Combustor tentou revidar com mais um soco, o escudo de energia protegeu nosso super-herói que em seguida tomou distância com suas asas e disparou uma grande rajada de energia em sua direção.
As lembranças do pai de Miguel foram se aglomerando em sua memória, saudades e raiva se misturaram dando a ele mais força que foi utilizada em seu ataque final, aumentou sua potência que se tornou o suficiente para vencer a batalha. Quando se aproximou de Combustor, ele se encontrava sem consciência no chão.
— Venceu? — A voz de Daniela surgiu no ouvido esquerdo de Miguel.

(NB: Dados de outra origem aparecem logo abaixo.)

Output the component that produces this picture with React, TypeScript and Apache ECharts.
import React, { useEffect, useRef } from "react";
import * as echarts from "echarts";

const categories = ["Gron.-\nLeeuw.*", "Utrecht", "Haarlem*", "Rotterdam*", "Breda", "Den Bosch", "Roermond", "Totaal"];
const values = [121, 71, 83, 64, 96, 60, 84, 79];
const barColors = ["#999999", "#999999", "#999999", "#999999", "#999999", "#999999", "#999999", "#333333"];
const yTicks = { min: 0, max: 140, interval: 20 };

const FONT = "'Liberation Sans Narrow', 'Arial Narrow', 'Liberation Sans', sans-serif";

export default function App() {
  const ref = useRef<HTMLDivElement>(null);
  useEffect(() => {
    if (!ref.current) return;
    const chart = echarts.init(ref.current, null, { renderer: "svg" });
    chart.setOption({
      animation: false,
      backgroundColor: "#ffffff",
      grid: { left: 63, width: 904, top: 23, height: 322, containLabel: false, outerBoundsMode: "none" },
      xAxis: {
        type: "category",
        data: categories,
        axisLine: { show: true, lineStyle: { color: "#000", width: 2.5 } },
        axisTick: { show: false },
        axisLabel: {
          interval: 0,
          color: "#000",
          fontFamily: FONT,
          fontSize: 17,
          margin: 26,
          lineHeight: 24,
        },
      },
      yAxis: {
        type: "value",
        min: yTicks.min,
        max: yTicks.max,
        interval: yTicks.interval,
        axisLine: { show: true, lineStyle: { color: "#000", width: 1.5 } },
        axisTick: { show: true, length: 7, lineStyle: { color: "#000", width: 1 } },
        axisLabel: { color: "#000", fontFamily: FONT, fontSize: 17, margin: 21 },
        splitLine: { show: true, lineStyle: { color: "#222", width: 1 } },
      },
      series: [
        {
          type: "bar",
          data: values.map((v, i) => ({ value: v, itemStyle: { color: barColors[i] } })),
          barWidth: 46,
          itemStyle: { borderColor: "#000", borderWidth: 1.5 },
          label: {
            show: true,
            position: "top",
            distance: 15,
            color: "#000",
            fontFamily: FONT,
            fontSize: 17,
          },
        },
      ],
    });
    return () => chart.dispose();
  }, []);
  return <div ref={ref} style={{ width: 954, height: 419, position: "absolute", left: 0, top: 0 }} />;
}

— Sim. — Suspirou. — Mas me sinto estranho, eu não concordo com o que ele fez, acho que essa vingança no final não resolveria nada, mas mesmo assim…
— Entende a sua motivação. — Sussurrou Daniela que também parecia compreender.
— Sim. Eu entendo. — Ficou alguns segundos em silêncio, olhando para o corpo adormecido. — Vou leva-lo para a delegacia mais próxima, vão saber para onde o levar.
Anjo Noturno pegou Combustor em seu colo, logo levantou voo e desapareceu no céu escuro da madrugada. No caminho pensou em como aquela família estaria, pensou também no sonho com seu pai e no final entendia a conversa que deveria ter com sua mãe. Aquela era a hora certa.